I'm not the same person as I was six years ago. A girl with strawberry-blonde hair who couldn't talk to strangers turned into a sort-of woman with purple hair who still gets lost in her head but knows how to find her way out. I think thirteen-year-old me would have been proud of the eighteen-year-old me, and I pray eighteen-year-old me will be proud of the twenty-four-year-old me. I think I will be. God hasn't let me down in the past, and I don't think He will in the future. 

I want to say thank you. I could write a whole book trying to thank everyone, so I'll try to keep this short. Thank you to my readers, who took the time to read the ramblings of a shy girl from the Albertan prairies. Thank you to everyone who helped us through the good times and the bad, who made the transition bearable (and also really fun). I couldn't have gotten through without my friends (old and new), family (again, old and new) and everyone in between (teachers, coworkers, pastors and kind strangers). I have borrowed mattresses, winter coats, tea, cars, dogs (plural), shoulders to cry on, Netflix accounts and homework answers. The kindness of the people in my life - Canadian, Australian, and everyone in the middle - has never failed to astound me. 

Thank you. 

Tuesday, 14 November 2017

It's good to be creative again (and my brain is weird)

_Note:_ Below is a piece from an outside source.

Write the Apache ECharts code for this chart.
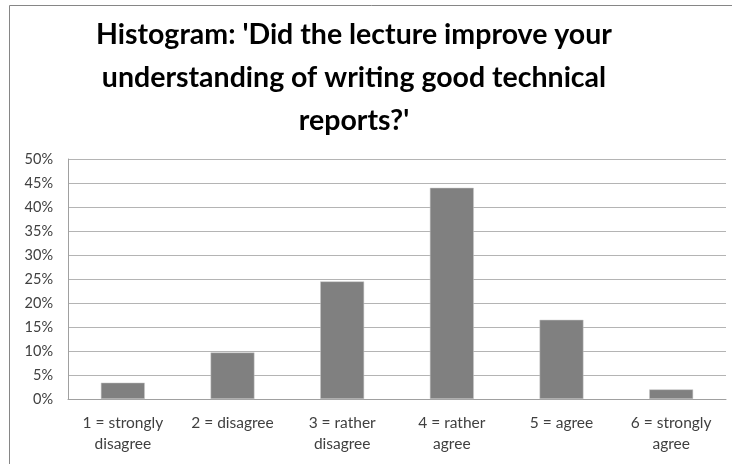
<!DOCTYPE html>
<html>
<head>
<meta charset="utf-8">
<script src="https://cdn.jsdelivr.net/npm/echarts@6/dist/echarts.min.js"></script>
<style>
  html, body { margin: 0; padding: 0; background: #fff; }
  #chart { width: 732px; height: 464px; }
</style>
</head>
<body>
<div id="chart"></div>
<script>
// answer categories (x axis)
var categories = [
  '1 = strongly\ndisagree',
  '2 = disagree',
  '3 = rather\ndisagree',
  '4 = rather\nagree',
  '5 = agree',
  '6 = strongly\nagree'
]
// share of answers, in percent
var shares = [3.4, 9.7, 24.5, 44.0, 16.5, 2.0]

var chartTitle = "Histogram: 'Did the lecture improve your\nunderstanding of writing good technical\nreports?'"

var myChart = echarts.init(document.getElementById('chart'))
var textColor = '#404040'
var font = 'Lato, "Open Sans", sans-serif'

var option = {
  backgroundColor: '#fff',
  animation: false,
  title: {
    text: chartTitle,
    left: 349,
    top: 8,
    textAlign: 'center',
    textStyle: {
      fontFamily: font,
      fontWeight: 'bold',
      fontSize: 28.5,
      lineHeight: 43,
      color: '#000'
    }
  },
  graphic: [
    {
      // chart frame (only top and left edges are inside the picture)
      type: 'rect',
      shape: { x: 9.5, y: 5.5, width: 800, height: 600 },
      style: { fill: 'none', stroke: '#868686', lineWidth: 1 },
      silent: true
    }
  ],
  grid: {
    left: 68,
    right: 6,
    top: 159,
    bottom: 65
  },
  xAxis: {
    type: 'category',
    data: categories,
    axisLine: { lineStyle: { color: '#a0a0a0' } },
    axisTick: { show: false },
    axisLabel: {
      interval: 0,
      margin: 13,
      fontFamily: font,
      fontSize: 15.5,
      lineHeight: 21,
      color: textColor
    }
  },
  yAxis: {
    type: 'value',
    min: 0,
    max: 50,
    interval: 5,
    axisLine: { show: true, lineStyle: { color: '#a0a0a0' } },
    axisTick: { show: false },
    splitLine: { lineStyle: { color: '#b4b4b4' } },
    axisLabel: {
      margin: 15,
      fontFamily: font,
      fontSize: 14.5,
      color: textColor,
      formatter: '{value}%'
    }
  },
  series: [
    {
      type: 'bar',
      data: shares,
      barWidth: '40%',
      itemStyle: { color: '#808080', borderColor: '#c8c8c8', borderWidth: 0.5 }
    }
  ]
}
myChart.setOption(option)
</script>
</body>
</html>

It feels really good to be creative again. 

Narnia

After a full year at university with little to no creativity going on, I'm surprised at how good it feels to sit down and write again, to get violet gel pen smudged across my fingers. Camera clicks and candles, late-night poetry, tending to my army of succulents lined up on my window sill. Mascara, musty pages of my favourite books and figuring out how to match my wardrobe to my new dip-dyed hair. 

I've always been a creative person, whether or not I've wanted to admit it. My creativity has taken many different forms over the years, the results both good and cringe-worthy. In either case, I've learned something about my art and myself. 

I won't pretend anything I've made is perfect. Good, even. But if I've enjoyed doing it, does it matter what the end result is? 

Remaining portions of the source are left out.